Sonntag, 10. August 2008

Constantinopel - orientalisches Postleben vor 100 Jahren

Am Schalter der Deutschen Post in Constantinopel "Mögen Deine Abende glücklich sein Effendi!" Der Beamte erwidert den Gruß und fragt den Osmanen nach seinem Begehr. "Ist hier die deutsche Post?" forscht jener. "Ja, mein Herr." -"Ich möchte gerne eine Flinte haben, mein Lamm!" fährt der Tür­ke fort. "Was willst Du haben, meine Seele?" der Beamte glaubt nicht richtig zu hören. "Ich will eine Flinte haben, mein Kleinod!" wiederholt harmlos der Türke. "Eine Flinte? Wir haben hier doch keine Flinten." - "Gewiß. Ihr habt Flinten, mein Edelstein!" lächelt überlegen der Osmane. "Hier ist die deutsche Post, nach der Du gefragt hast. Hier gibt es Briefe und Freimarken, aber keine Flinten. Die bekommst Du dort unten in der Straße der Steppdecken­verkäufer rechts in dem großen Waffenmagazin.", belehrt der Beamte. "Nein, nein, mein Diamant!" unterbricht Ihn der Türke, "ich weiß ja, Ihr habt auch Flinten." Der Beamte gibt jeden Widerstand auf und blickt den Osmanen nur fragend an. "Siehst Du," fährt jener fort, "ich habe einen Freund, Ibrahim Aga; ich lernte ihn schon vor zehn Jahren kennen, damals wohnte er noch in meiner Nachbarschaft. Jetzt aber ist er im Gefolge des Kriegsministers Osman Pascha, dem er die Pfeifen stopft und reinigt. Er ist ein guter Mann, der mir die Wahrheit sagt, warum sollte er mich auch belügen? Dieser Ibrahim hat mir, als ich ihn neulich besuchte, eine Flinte gezeigt, eine Flinte, wie sie meine Augen bisher noch nie sahen. Diese Flinte. so hat mir Ibrahim erzählt, ist ein Geschenk; sie ist in Deutschland gemacht worden und Osman Pascha hat sie hier von der Post erhalten. Hörst Du, mein Kleinod? - eine solche Flinte möchte ich auch haben." Der Beamte begriff nun das Mißverständnis und erklärte dem Türken umständlich, daß man Flinten nicht ohne weiteres auf der Post holen könne und daß sie Geld kosten. Der Türke wollte das Geld gerne zahlen, die Flinte müsse nur gerade so sein, wie jene, die er gesehen. Nach kurzem Besinnen fährt der Beamte fort: "Höre, mein Lamm, ich werde Dir einen Brief an den Waffenhändler in Deutschland schreiben und anfragen, was solch eine Flinte kostet. Sage mir nur, wie die Fabrik heißt und in welcher Stadt Sie sich befindet." Der Osmane sieht den Beamten zweifelnd an und lächelt.

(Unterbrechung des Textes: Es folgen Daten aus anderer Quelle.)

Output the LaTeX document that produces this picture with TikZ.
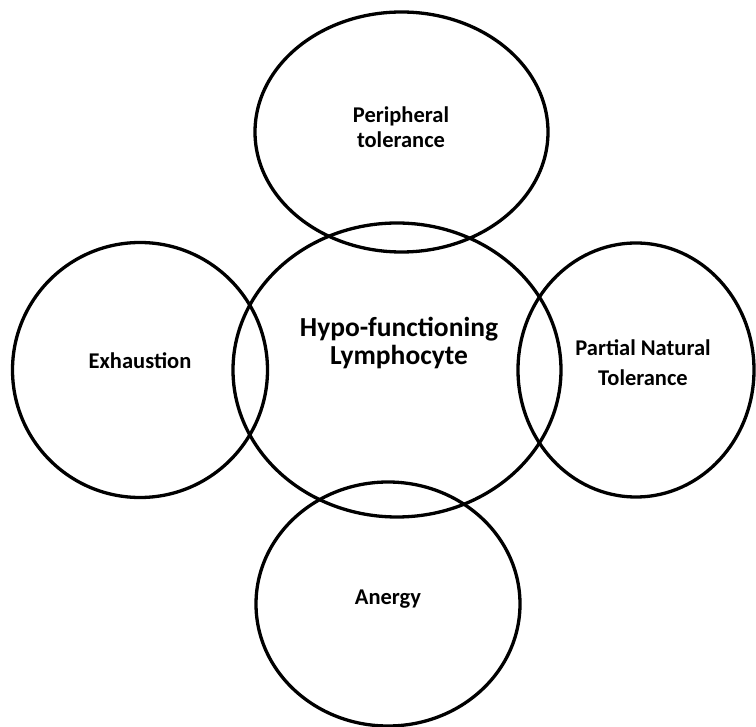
\documentclass[tikz,border=0pt]{standalone}
\usepackage{fontspec}
\setmainfont{Carlito}
\usetikzlibrary{shapes.geometric}
\begin{document}
\begin{tikzpicture}[x=1pt,y=-1pt,
  bubble/.style={draw=black,line width=3.3pt,shape=ellipse,inner sep=0pt,outer sep=0pt},
  small/.style={font=\bfseries\fontsize{22.5}{25}\selectfont,align=center,inner sep=0pt},
  big/.style={font=\bfseries\fontsize{27.5}{28}\selectfont,align=center,inner sep=0pt}]
\useasboundingbox (0,0) rectangle (756,727);
\node[bubble,minimum width=293pt,minimum height=240pt] (top) at (401.5,132) {};
\node[bubble,minimum width=328pt,minimum height=294pt] (mid) at (397,370) {};
\node[bubble,minimum width=255pt,minimum height=255pt] (left) at (140,370) {};
\node[bubble,minimum width=236pt,minimum height=254pt] (right) at (636,370) {};
\node[bubble,minimum width=264pt,minimum height=244pt] (bottom) at (388,604) {};
\node[small] (ttop) at (401,127.5) {Peripheral\\tolerance};
\node[big] (tmid) at (399,343) {Hypo-functioning\\Lymphocyte};
\node[small,anchor=base] (tleft) at (140,369) {Exhaustion};
\node[small,font=\bfseries\fontsize{22.5}{30}\selectfont] (tright) at (643,362.5) {Partial Natural\\Tolerance};
\node[small,anchor=base] (tbottom) at (388,604) {Anergy};
\end{tikzpicture}
\end{document}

Endlich, als er bemerkt, daß die Frage ernst gemeint ist, stößt er hervor: "Aber, Effendi, das soll ich Dir sagen? Ich kann das doch nicht wissen. Du bist doch aus Deutschland und nicht ich." Nach längerer Erklärung erfährt der Türke, daß Deutschland ein großes Land ist, mit vielen Städten und vielen Waffenfabriken, in dem so viele Menschen leben, wie in dem großen Reiche des Padischah. Erstaunt lauscht der Osmane diesen Worten und nickt verständnisvoll, als der Beamte hinzufügt: "Geh noch einmal zu Deinem Freund, dem Ibrahim Aga; er wird gewiß erfahren können, woher die Flinte stammt und was sie kostet. Wenn Du nun alles weißt, mein Edelstein, so komm wieder hierher und bring das Geld gleich mit. Ich schicke das Geld mit dem Brief zusammen nach Deutschland und vier Wochen später bekommst Du Deine Flinte." Da wird es dem Türken unheimlich und er wittert Betrug. "Aber, Herr!" ruft er gekränkt aus, "was denkst Du von mir? Ich werde Dir doch das Geld nicht eher geben, als Du mir die Flinte gibst? Nein, nein..." schneller, als man es von einem Osmanen gewohnt ist, macht er Kehrt und entfernt sich eilends.